Social-Class Differences in Student Assertiveness Asking for Help

In this article in American Educator, Jessica Calarco (Indiana University) reports on SES-based differences in student support-seeking in elementary classrooms. Her conclusion: children from middle-class families tend to actively seek help from teachers when they’re stumped, while children from working-class families generally try to manage learning problems on their own. “I found that they did so because of contrasting lessons they learned at home,” says Calarco, “with parents coaching them to adopt class-based understandings of the ‘appropriate’ way to problem solve.” Unless teachers are aware of these differences and compensate accordingly, middle-class children get more help and existing educational inequalities get worse.

What exactly do parents teach their children about how to deal with academic frustration? During three years observing classrooms and interviewing teachers, parents, and students in a suburban elementary school, Calarco found that working-class parents took a “no-excuses” approach. They encouraged their children to not bother their teachers, respect their authority, work hard, and deal with academic frustrations on their own. In interviews, says Calarco, parents “worried that teachers might perceive requests for help or clarification as disrespectful” – or even as a sign of laziness. This was true despite the fact that Calarco never once saw a teacher reprimand a student for seeking support. One working-class father said, “My kids know that you just do your best and try. I just want my kids to be respectful, responsible… I tell ’em to just get it done and not complain.” One day in a fifth-grade classroom, Calarco noticed that a boy from a working-class family was having great difficulty with a math problem. The teacher noticed his furrowed brow, walked over and asked if he needed help, explained the problem, and moved on. The boy was still confused but he didn’t ask for follow-up help and got the problem wrong.

Middle-class parents, on the other hand, explicitly encouraged a “by-any-means” approach, telling their children to be squeaky wheels and get the help they needed. Children “felt entitled to assistance from teachers and were very comfortable making requests,” says Calarco. “While shy and high-achieving children from middle-class families were sometimes nervous about speaking up or being perceived as ‘stupid,’ their parents’ persistent coaching helped to reassure these children that teachers would welcome their request and that the benefits would outweigh the risks.” One mother said, “I always tell them they should go up to the teacher and ask… They should get clarification, as opposed to making a bad decision or getting it wrong.” In the same fifth-grade classroom class described above, a middle-class student called the teacher over for help, got an explanation, still didn’t understand, and pushed for more help until it made sense.

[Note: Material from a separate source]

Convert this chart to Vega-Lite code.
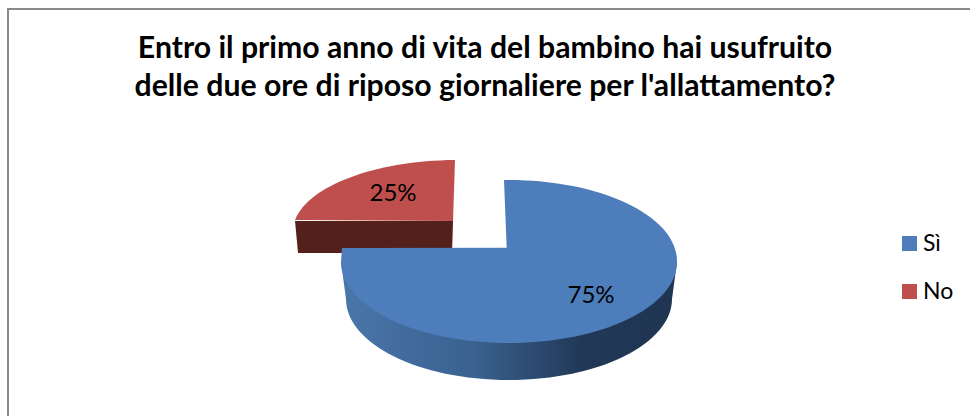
{"$schema":"https://vega.github.io/schema/vega-lite/v6.json","autosize":{"type":"none"},"padding":{"left":8,"top":9,"right":0,"bottom":0},"width":970,"height":420,"background":"white","view":{"stroke":"#8a8a8a","strokeWidth":2,"fill":"white"},"title":{"text":["Entro il primo anno di vita del bambino hai usufruito","delle due ore di riposo giornaliere per l'allattamento?"],"font":"Lato","fontWeight":"bold","fontSize":30.2,"lineHeight":38,"color":"#000000","anchor":"middle","dx":-8,"dy":93,"offset":0},"data":{"values":[{"risposta":"Sì","quota":0.75},{"risposta":"No","quota":0.25}]},"layer":[{"transform":[{"filter":"datum.risposta==='No'"}],"mark":{"type":"point","filled":true,"opacity":1,"size":4,"fill":"#53201c","stroke":null,"shape":"M-198,2 L-195,34 L-41,34 L-40,2 Z"},"encoding":{}},{"transform":[{"filter":"datum.risposta==='Sì'"}],"mark":{"type":"point","filled":true,"opacity":1,"size":4,"stroke":null,"fill":{"gradient":"linear","x1":0,"y1":0,"x2":1,"y2":0,"stops":[{"offset":0,"color":"#4a76aa"},{"offset":0.4,"color":"#3a618f"},{"offset":0.72,"color":"#213856"},{"offset":1,"color":"#1f3552"}]},"shape":"M-152,43 L-147,80 A163,81 0 0 0 179,80 L184,43 Z"},"encoding":{}},{"transform":[{"filter":"datum.risposta==='No'"}],"mark":{"type":"point","filled":true,"opacity":1,"size":4,"stroke":null,"shape":"M-40,2 L-38,-59 A165,72 0 0 0 -198,1 Z"},"encoding":{"color":{"field":"risposta","type":"nominal","sort":["Sì","No"],"scale":{"domain":["Sì","No"],"range":["#4d7ebb","#be4f4c"]},"legend":{"title":null,"orient":"none","legendX":890,"legendY":223,"symbolType":"square","symbolSize":225,"symbolStrokeWidth":0,"labelFont":"Lato","labelFontSize":23,"labelColor":"#000000","labelOffset":2,"rowPadding":24,"symbolOpacity":1}}}},{"transform":[{"filter":"datum.risposta==='Sì'"}],"mark":{"type":"point","filled":true,"opacity":1,"size":4,"stroke":null,"shape":"M13.7,28.7 L11,-39 A168,81 0 0 1 184,43 A168,81 0 0 1 16,124 A168,81 0 0 1 -152,43 L-151,29 Z"},"encoding":{"color":{"field":"risposta","type":"nominal","sort":["Sì","No"],"scale":{"domain":["Sì","No"],"range":["#4d7ebb","#be4f4c"]}}}},{"transform":[{"filter":"datum.risposta==='Sì'"}],"mark":{"type":"text","font":"Lato","fontSize":24,"color":"#000000","dx":98,"dy":77},"encoding":{"text":{"field":"quota","type":"quantitative","format":".0%"}}},{"transform":[{"filter":"datum.risposta==='No'"}],"mark":{"type":"text","font":"Lato","fontSize":24,"color":"#000000","dx":-100,"dy":-25},"encoding":{"text":{"field":"quota","type":"quantitative","format":".0%"}}}]}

As a result of parental messages, says Calarco, children from middle-class families tended to complete their work more quickly and accurately than those from working-class families, compounding other class-based advantages with which they entered school.

This dynamic put the school’s teachers in a bind. If they quite naturally responded to student requests that popped up, teachers’ help would have a social-class skew, with more going to students from middle-class families. Calarco is at pains to say that teachers were not overtly biased against students from working-class families. “By no means do teachers intend to respond to students in different ways,” she says. “In many ways, it was clear they cared deeply about all their students and worried about those who, as one teacher noted, were not getting enough ‘support at home.’ But despite their good intentions, the structure of the school day and the pressures they faced made it hard for teachers to provide equal support to all their students… There simply was not enough time in the day to repeatedly check on each student and provide him or her with personalized support and assistance.” One teacher blurted out to her students, “I can’t read minds. You have to let me know [if you are struggling].”

“Still,” Calarco concludes, “if educators are aware of their students’ class-based patterns and possible misperceptions, they may be better equipped to help all their students succeed.” She noticed some of the teachers taking helpful steps such as:

- Walking around the room looking over students’ shoulders as they worked and intervening where there were misunderstandings and struggles.

- Frequently saying, “Let me know if you have any questions” or “Come and see me up here if you need help.”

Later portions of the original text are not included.